First, there is Sara. The reader hears from her and about her in her childhood, when she is a motherless child being cared for by "Auntie" and when she first encounters a "sleeper." The reader also hears from her and about her when she becomes a mother herself and when she devastatingly loses her daughter Gertie.

Then, there is Rosie. Rosie is a teenager, living with her mother and her sister in an isolated home off the grid - an isolated place that happens to be the house in which Sara lived. Her family's unusual lifestyle leaves her with dreams of more and dreams of a different life. Then, one day her mother disappears, and Rosie is left to care for her sister and to figure out the mystery of her mother's disappearance and the life she's always known.

Then, there is Katherine. She is a young widow, still trying to determine what brought her husband to a place that ultimately led to his death.

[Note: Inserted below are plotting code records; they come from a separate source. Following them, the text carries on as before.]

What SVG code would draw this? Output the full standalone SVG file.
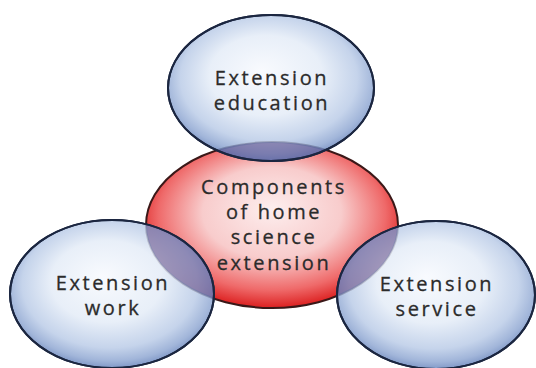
<svg xmlns="http://www.w3.org/2000/svg" width="536" height="368" viewBox="0 0 536 368">
<defs>
<radialGradient id="blue" cx="50%" cy="45%" r="55%" fx="45%" fy="38%">
<stop offset="0" stop-color="#f8fafe" stop-opacity="0.92"/>
<stop offset="0.5" stop-color="#e4ecf7" stop-opacity="0.85"/>
<stop offset="0.78" stop-color="#b7c9e6" stop-opacity="0.8"/>
<stop offset="0.92" stop-color="#8aa3d0" stop-opacity="0.8"/>
<stop offset="1" stop-color="#6a86bd" stop-opacity="0.85"/>
</radialGradient>
<radialGradient id="red" cx="50%" cy="45%" r="55%" fx="50%" fy="40%">
<stop offset="0" stop-color="#fdeeee"/>
<stop offset="0.5" stop-color="#f8cccc"/>
<stop offset="0.82" stop-color="#ef6a6a"/>
<stop offset="1" stop-color="#dc2020"/>
</radialGradient>
<clipPath id="redclip"><ellipse cx="272" cy="225" rx="126" ry="83"/></clipPath>
</defs>
<style>
.b{fill:url(#blue);stroke:#1b2640;stroke-width:2}
.r{fill:url(#red);stroke:#3a1818;stroke-width:2}
.lens{fill:#4d4f94;fill-opacity:0.45;stroke:none}
.t{font-family:"Open Sans","DejaVu Sans",sans-serif;font-size:20px;fill:#2b2b2b;text-anchor:middle;letter-spacing:2.6px;stroke:#2b2b2b;stroke-width:0.3px}
</style>
<rect width="536" height="368" fill="#ffffff"/>
<g id="center">
<ellipse class="r" cx="272" cy="225" rx="126" ry="83"/>
<text class="t" x="274" y="194">Components</text>
<text class="t" x="274" y="219">of home</text>
<text class="t" x="274" y="244">science</text>
<text class="t" x="274" y="270">extension</text>
</g>
<g id="top">
<ellipse class="b" cx="271" cy="88" rx="103" ry="73"/>
<ellipse class="lens" cx="271" cy="88" rx="103" ry="73" clip-path="url(#redclip)"/>
<ellipse cx="271" cy="88" rx="103" ry="73" fill="none" stroke="#1b2640" stroke-width="2"/>
<text class="t" x="272" y="85">Extension</text>
<text class="t" x="272" y="110">education</text>
</g>
<g id="left">
<ellipse class="b" cx="112" cy="294" rx="102" ry="74"/>
<ellipse class="lens" cx="112" cy="294" rx="102" ry="74" clip-path="url(#redclip)"/>
<ellipse cx="112" cy="294" rx="102" ry="74" fill="none" stroke="#1b2640" stroke-width="2"/>
<text class="t" x="113" y="290">Extension</text>
<text class="t" x="113" y="315">work</text>
</g>
<g id="right">
<ellipse class="b" cx="436" cy="295" rx="99" ry="74"/>
<ellipse class="lens" cx="436" cy="295" rx="99" ry="74" clip-path="url(#redclip)"/>
<ellipse cx="436" cy="295" rx="99" ry="74" fill="none" stroke="#1b2640" stroke-width="2"/>
<text class="t" x="437" y="291">Extension</text>
<text class="t" x="437" y="316">service</text>
</g>
<g id="connectors"/>
</svg>
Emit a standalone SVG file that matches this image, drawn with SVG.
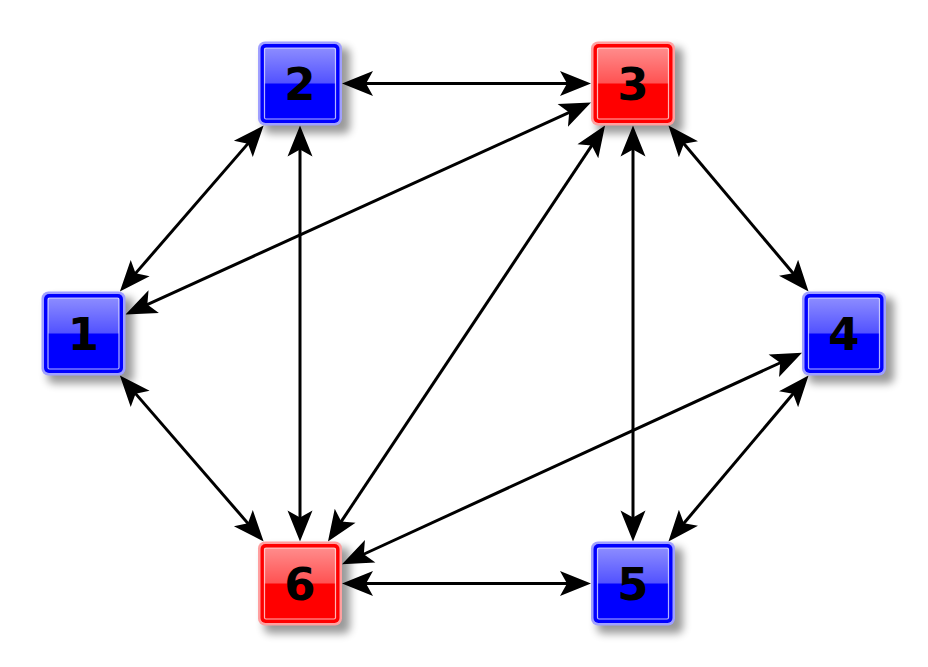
<svg xmlns="http://www.w3.org/2000/svg" width="928" height="667" viewBox="0 0 928 667">
<defs>
<filter id="sh" x="-30%" y="-30%" width="160%" height="160%"><feGaussianBlur stdDeviation="4.5"/></filter>
<linearGradient id="gloss" x1="0" y1="0" x2="0" y2="1"><stop offset="0" stop-color="#fff" stop-opacity="0.55"/><stop offset="1" stop-color="#fff" stop-opacity="0.32"/></linearGradient>
<marker id="ah" markerUnits="userSpaceOnUse" markerWidth="40" markerHeight="30" refX="0" refY="0" orient="auto-start-reverse" overflow="visible"><path d="M22,0 L-9,-12.5 L-2,0 L-9,12.5 Z" fill="#000"/></marker>
<g id="box">
<rect x="-36" y="-36" width="86" height="86" rx="6" fill="#000" opacity="0.4" filter="url(#sh)"/>
</g>
</defs>
<style>
.e{stroke:#000;stroke-width:3;fill:none;marker-start:url(#ah);marker-end:url(#ah)}
.outB{fill:#a0a0ff}.inB{fill:#0000ff}
.outR{fill:#ffa0a0}.inR{fill:#ff0000}
.gl{fill:url(#gloss)}
.hl{fill:none;stroke:#fff;stroke-opacity:0.7;stroke-width:1.2}
.t{font-family:"DejaVu Sans",sans-serif;font-weight:bold;font-size:45px;text-anchor:middle;fill:#000}
</style>
<g id="connectors">
<line class="e" x1="134.27" y1="274.87" x2="249.23" y2="142.13"/>
<line class="e" x1="145.52" y1="305.28" x2="570.98" y2="111.72"/>
<line class="e" x1="134.27" y1="392.13" x2="249.23" y2="524.87"/>
<line class="e" x1="364" y1="83.5" x2="569" y2="83.5"/>
<line class="e" x1="300" y1="147.5" x2="300" y2="519.5"/>
<line class="e" x1="682.64" y1="142.31" x2="794.36" y2="274.69"/>
<line class="e" x1="633" y1="147.5" x2="633" y2="519.5"/>
<line class="e" x1="592.84" y1="143.81" x2="340.16" y2="523.19"/>
<line class="e" x1="794.36" y1="392.31" x2="682.64" y2="524.69"/>
<line class="e" x1="782.01" y1="361.99" x2="361.99" y2="555.01"/>
<line class="e" x1="364" y1="583.5" x2="569" y2="583.5"/>
</g>
<g id="node1" transform="translate(83.5,333.5)">
<use href="#box"/>
<rect class="outB" x="-42" y="-42" width="84" height="84" rx="7"/>
<rect class="inB" x="-39.5" y="-39.5" width="79" height="79" rx="5"/>
<rect class="gl" x="-35.5" y="-35.5" width="71" height="35.5"/>
<rect class="hl" x="-35.5" y="-35.5" width="71" height="71" rx="1.5"/>
<text class="t" x="0" y="16">1</text>
</g>
<g id="node2" transform="translate(300,83.5)">
<use href="#box"/>
<rect class="outB" x="-42" y="-42" width="84" height="84" rx="7"/>
<rect class="inB" x="-39.5" y="-39.5" width="79" height="79" rx="5"/>
<rect class="gl" x="-35.5" y="-35.5" width="71" height="35.5"/>
<rect class="hl" x="-35.5" y="-35.5" width="71" height="71" rx="1.5"/>
<text class="t" x="0" y="16">2</text>
</g>
<g id="node3" transform="translate(633,83.5)">
<use href="#box"/>
<rect class="outR" x="-42" y="-42" width="84" height="84" rx="7"/>
<rect class="inR" x="-39.5" y="-39.5" width="79" height="79" rx="5"/>
<rect class="gl" x="-35.5" y="-35.5" width="71" height="35.5"/>
<rect class="hl" x="-35.5" y="-35.5" width="71" height="71" rx="1.5"/>
<text class="t" x="0" y="16">3</text>
</g>
<g id="node4" transform="translate(844,333.5)">
<use href="#box"/>
<rect class="outB" x="-42" y="-42" width="84" height="84" rx="7"/>
<rect class="inB" x="-39.5" y="-39.5" width="79" height="79" rx="5"/>
<rect class="gl" x="-35.5" y="-35.5" width="71" height="35.5"/>
<rect class="hl" x="-35.5" y="-35.5" width="71" height="71" rx="1.5"/>
<text class="t" x="0" y="16">4</text>
</g>
<g id="node5" transform="translate(633,583.5)">
<use href="#box"/>
<rect class="outB" x="-42" y="-42" width="84" height="84" rx="7"/>
<rect class="inB" x="-39.5" y="-39.5" width="79" height="79" rx="5"/>
<rect class="gl" x="-35.5" y="-35.5" width="71" height="35.5"/>
<rect class="hl" x="-35.5" y="-35.5" width="71" height="71" rx="1.5"/>
<text class="t" x="0" y="16">5</text>
</g>
<g id="node6" transform="translate(300,583.5)">
<use href="#box"/>
<rect class="outR" x="-42" y="-42" width="84" height="84" rx="7"/>
<rect class="inR" x="-39.5" y="-39.5" width="79" height="79" rx="5"/>
<rect class="gl" x="-35.5" y="-35.5" width="71" height="35.5"/>
<rect class="hl" x="-35.5" y="-35.5" width="71" height="71" rx="1.5"/>
<text class="t" x="0" y="16">6</text>
</g>
</svg>
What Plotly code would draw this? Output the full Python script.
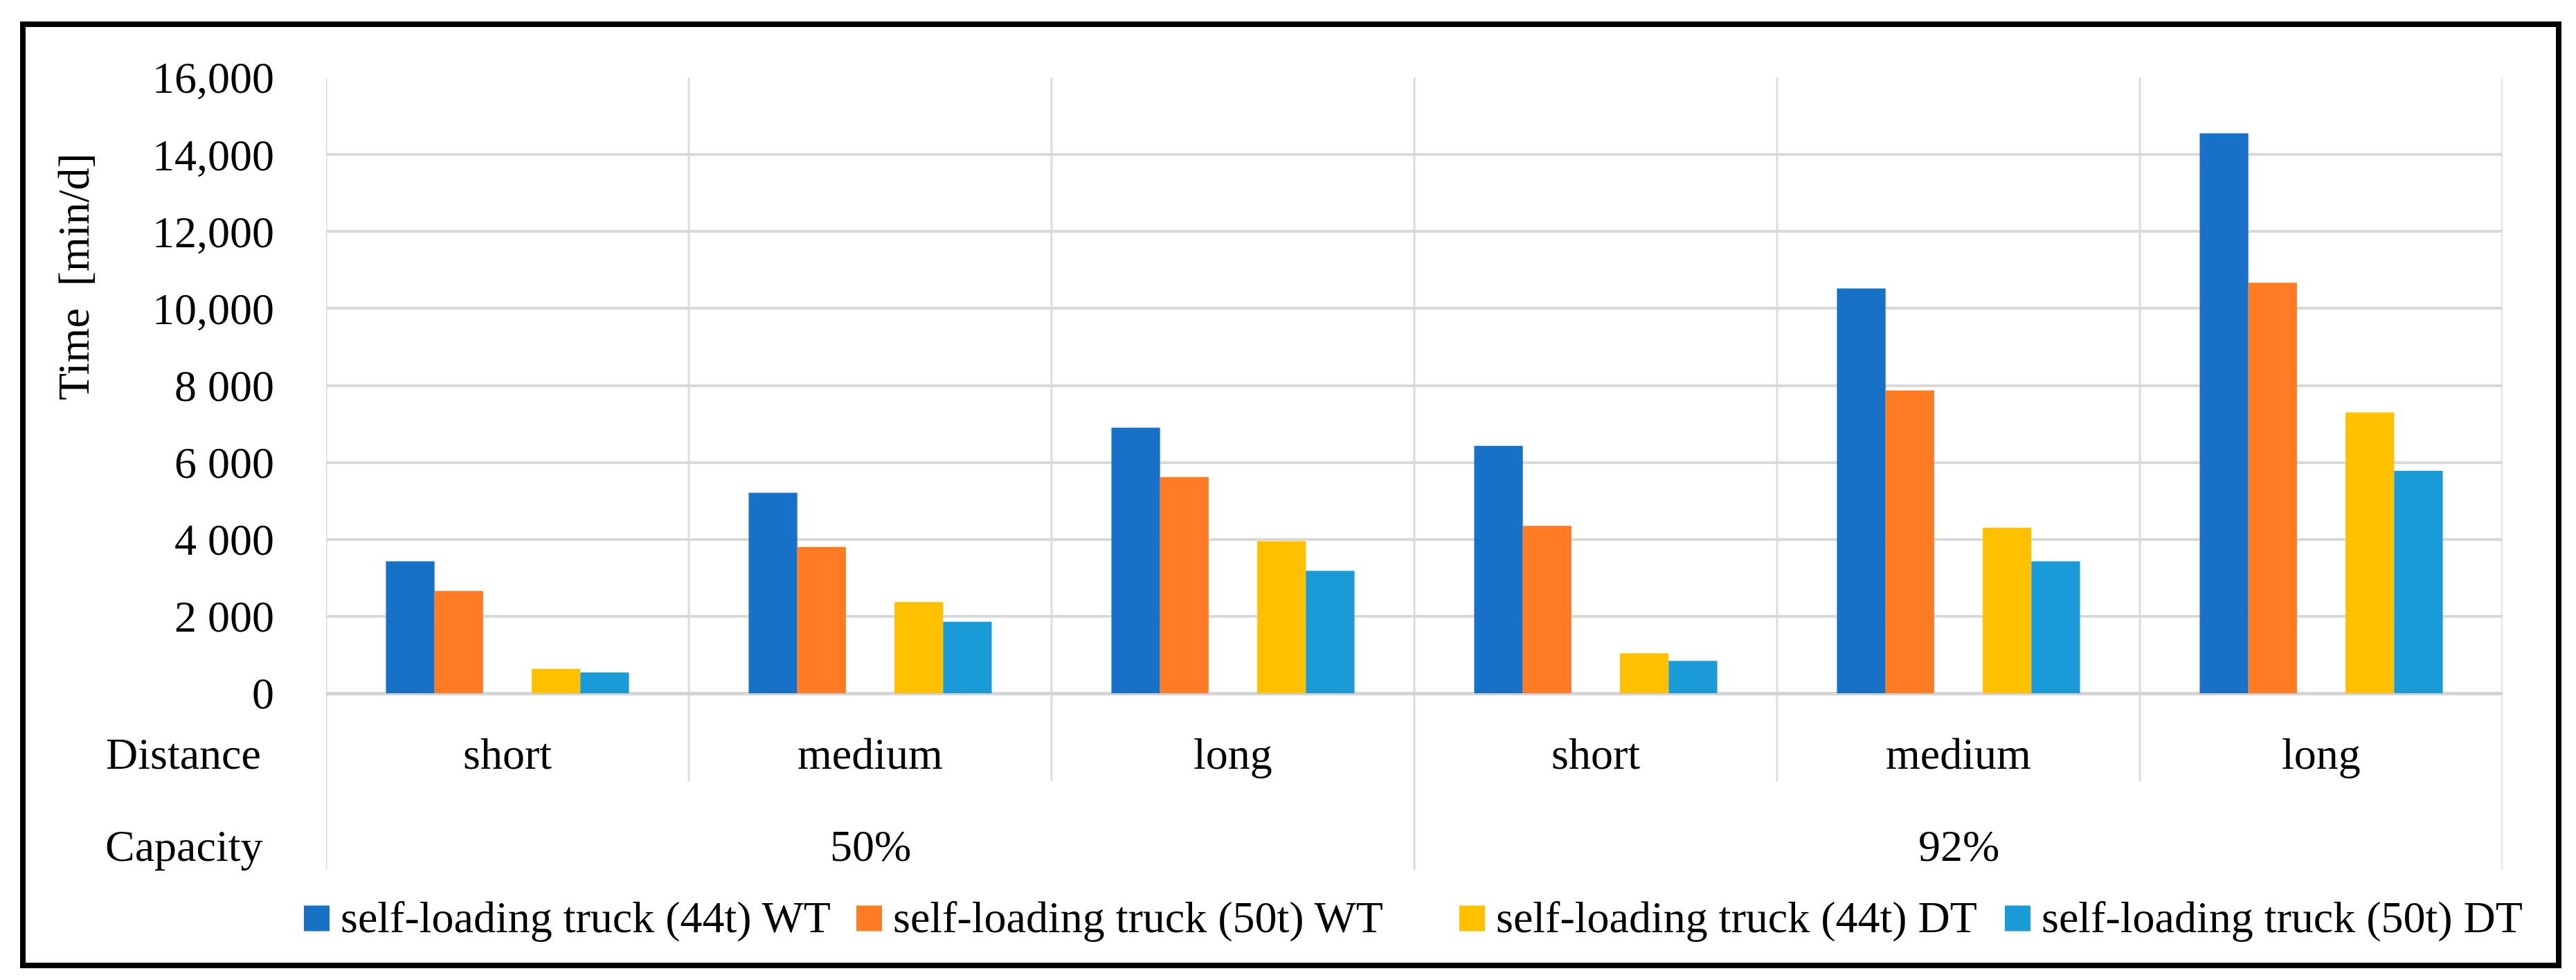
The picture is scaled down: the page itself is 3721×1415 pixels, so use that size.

Then, there is the place itself - Devil's Hand - a place of woods and strange rock structures and even stranger happenings. It is the place parents tell their children to stay away from. It is the place of the stories used to scare children. Are the stories just stories? What is the reality that lies beneath?

Finally, there are the "sleepers" - those once dead but brought back. How? Why? To what end? To what result?

The story keeps you guessing. It is interesting to go back and forth across time as the story progresses along the different threads to ultimately come together towards the end. I have to say; I did not see the ending coming. I guessed at bits and pieces, but not all. That made the story all the more fun to read.

Parts of the book are scary. Parts are emotional and sad - the loss of a child, the loss of a spouse, the desire to touch someone who is gone just one more time. The whole thing is an entertaining read.